Double standard
November 24, 2011James K. Galbraith holds the Lloyd M. Bentsen Jr. Chair in Government-Business Relations at the Lyndon B. Johnson School of Public Affairs, The University of Texas at Austin. His next book, Inequality and Instability, is forthcoming from Oxford University Press.
Occupy Wall Street (OWS) is the first street protest I've known of to state its values not with a manifesto but with a library. The People's Library held a corner of the encampment at Zuccotti Park in New York City, and consisted by the end of over 5,500 books, neatly maintained and cared for by volunteers.
The movement's other stylistic innovation is the General Assembly, a daily meeting, at which the crowd relays each speaker's words by repeating them, phrase by phrase. This started out as a way to counter a ban on megaphones.
But it has morphed into a political syntax, for two reasons: it engages the audience, since they must listen in order to repeat, and it disciplines the speakers, to keep their sentences pithy and their interventions short. In consequence more people take the floor.
Ideas and discourse
The People's Library and the General Assembly convey that OWS is about a politics of ideas and discourse. It is in plain opposition to the prevailing politics of money and force.
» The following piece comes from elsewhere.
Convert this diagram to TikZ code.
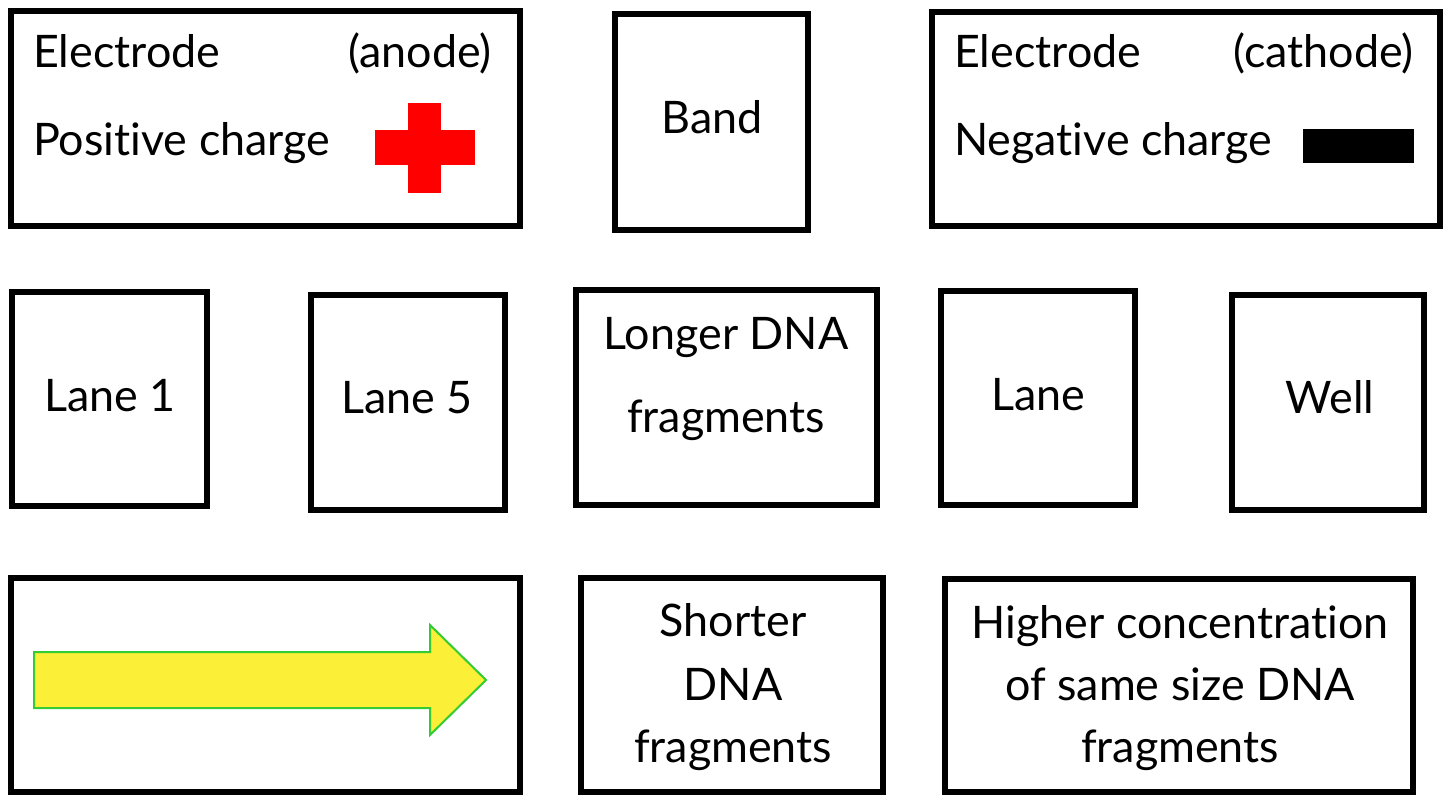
\documentclass[tikz,border=0pt]{standalone}
\usepackage{fontspec}
\setmainfont[Ligatures=NoCommon]{Lato}
\definecolor{arrowfill}{HTML}{FBF037}
\definecolor{arrowline}{HTML}{33CC33}
\definecolor{plusred}{HTML}{FF0000}
\tikzset{
  card/.style={draw=black, line width=6.5bp, fill=white, inner sep=0pt, rectangle},
  lbl/.style={inner sep=0pt, anchor=base, font=\fontsize{45}{54}\selectfont},
  lblw/.style={lbl, anchor=base west},
  lble/.style={lbl, anchor=base east},
}
\begin{document}
\begin{tikzpicture}[x=1bp,y=-1bp]
\useasboundingbox (0,0) rectangle (1449,797);
% row 1
\node[card, minimum width=509bp, minimum height=215bp] (anode) at (265.5,118.5) {};
\node[lblw] (anodeT) at (33,68) {Electrode};
\node[lble] (anodeP) at (492,68) {(anode)};
\node[lblw] (anodeC) at (33,155) {Positive charge};
\fill[plusred] (375,130) rectangle (475,165);
\fill[plusred] (408,103) rectangle (441,193);
\node[card, minimum width=193bp, minimum height=216bp] (band) at (711.5,122) {};
\node[lbl] (bandT) at (712,133) {Band};
\node[card, minimum width=508bp, minimum height=214bp] (cathode) at (1186,119) {};
\node[lblw] (cathodeT) at (954,68) {Electrode};
\node[lble] (cathodeP) at (1414,68) {(cathode)};
\node[lblw] (cathodeC) at (954,155) {Negative charge};
\fill[black] (1303,129) rectangle (1414,163);
% row 2
\node[card, minimum width=195bp, minimum height=214bp] (lane1) at (109.5,399) {};
\node[lbl] (lane1T) at (110,411) {Lane 1};
\node[card, minimum width=194bp, minimum height=215bp] (lane5) at (408,402.5) {};
\node[lbl] (lane5T) at (407,413) {Lane 5};
\node[card, minimum width=301bp, minimum height=215bp] (longer) at (726.5,397.5) {};
\node[lbl] (longerA) at (726,349) {Longer DNA};
\node[lbl] (longerB) at (726,432) {fragments};
\node[card, minimum width=194bp, minimum height=214bp] (lane) at (1038,398) {};
\node[lbl] (laneT) at (1038,410) {Lane};
\node[card, minimum width=192bp, minimum height=215bp] (well) at (1328,402.5) {};
\node[lbl] (wellT) at (1330,413) {Well};
% row 3
\node[card, minimum width=509bp, minimum height=214bp] (arrowbox) at (265.5,685) {};
\draw[arrowline, fill=arrowfill, line width=2bp, line join=miter]
  (34,652) -- (430,652) -- (430,625) -- (486,680) -- (430,735) -- (430,708) -- (34,708) -- cycle;
\node[card, minimum width=302bp, minimum height=214bp] (shorter) at (732,685) {};
\node[lbl] (shorterA) at (733,636) {Shorter};
\node[lbl] (shorterB) at (733,700) {DNA};
\node[lbl] (shorterC) at (733,762) {fragments};
\node[card, minimum width=468bp, minimum height=213bp] (higher) at (1179,685.5) {};
\node[lbl] (higherA) at (1180,638) {Higher concentration};
\node[lbl] (higherB) at (1180,700) {of same size DNA};
\node[lbl] (higherC) at (1180,762) {fragments};
\end{tikzpicture}
\end{document}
Nobody has to say this; it just is - a small model of middle-class organization, with a field kitchen, medical station, cleared pathways and clean-up crews. By its forms, the movement asserts the claim of republicanism and democracy against the ethos of markets and empires.
For this reason, and unlike past movements that sought to provoke and outrage the middle classes, OWS tapped into a well-spring of public goodwill. Though the actual protesters were few, they were fed and sustained by many more, treated well in the press, visited occasionally by the famous, and could call people into the streets to back them up if they were needed. And the movement began to spread around the country.
Rattled bankers
This disturbed the quiet world of the bankers. Unlike in Europe where the most serious stresses from the economic crisis - in Greece or in Ireland, say - are highly visible but remote from the bank headquarters, in America they are mostly invisible but close at hand.
Bankers here are used to going about untroubled by the people they've harmed - and yet they are conscious that those people are not far away. When the victims surface, right outside the office window, it's distressing. The very sight of the encampment, disciplined and clean and legal though it was, was an affront.
New York's Mayor Michael Bloomberg made two efforts clear to OWS from Zuccotti Park. The first time he gave fair warning, the campers mounted an effective mass resistance, and the police backed off.
The second one came at night, on November 14, without warning. It was widely and correctly compared to a military operation. While the level of brutality did not reach that of 1968 in Chicago or Paris, methods were rough and people were hurt. The tents, kitchen and personal belongings were trashed. And the library was destroyed.
False claim
The raid was lawless. Before they moved in, the police read a statement declaring that the city had "determined" that the site was a health and fire safety hazard. This was false - no such determination had been made.
At his press conference the next morning, the mayor took "personal responsibility," saying that the raid met the demands of the "owners" of the park - a development corporation which had agreed to maintain it open 24/7 in return for a zoning variance on a nearby building, and on whose board the mayor's girlfriend sits. This was, indeed, the ugly truth.
Elsewhere in the country, 18 mayors coordinated their attacks on Occupy encampments. In Oakland and Berkeley and Portland and Seattle there was police violence, including the pepper-spraying of an 84-year old woman, and a pregnant teenager, who was kicked in the stomach, has now miscarried.
At the University of California, Davis, a police officer pepper-sprayed an entire row of seated, non-violent students. Photos and video quickly went round the world. Reports that the Federal Government played a role in all this remain unconfirmed so far.
Prosecutors asleep
Meanwhile as the journalist Matt Taibbi said, in the skyscrapers above, "anything goes." While a few state-level prosecutions have started, the Federal Department of Justice remains to all appearances fast asleep.
This is despite official reports, including that of the Financial Crisis Inquiry Commission (which made criminal referrals) and that of the Senate Permanent Committee on Investigations, which laid out a road map for prosecutions in certain high cases.
Thus we have extra-legality in two dimensions. One is the use of force against unarmed, nonviolent protesters who have committed no crime, pose no threat, and uphold the political values of the middle class. The other is the failure to enforce existing law against those who have committed vast crimes, for which millions have paid with their jobs and their homes.
That's the state of law in America today. But the People's Library is being rebuilt, book by book.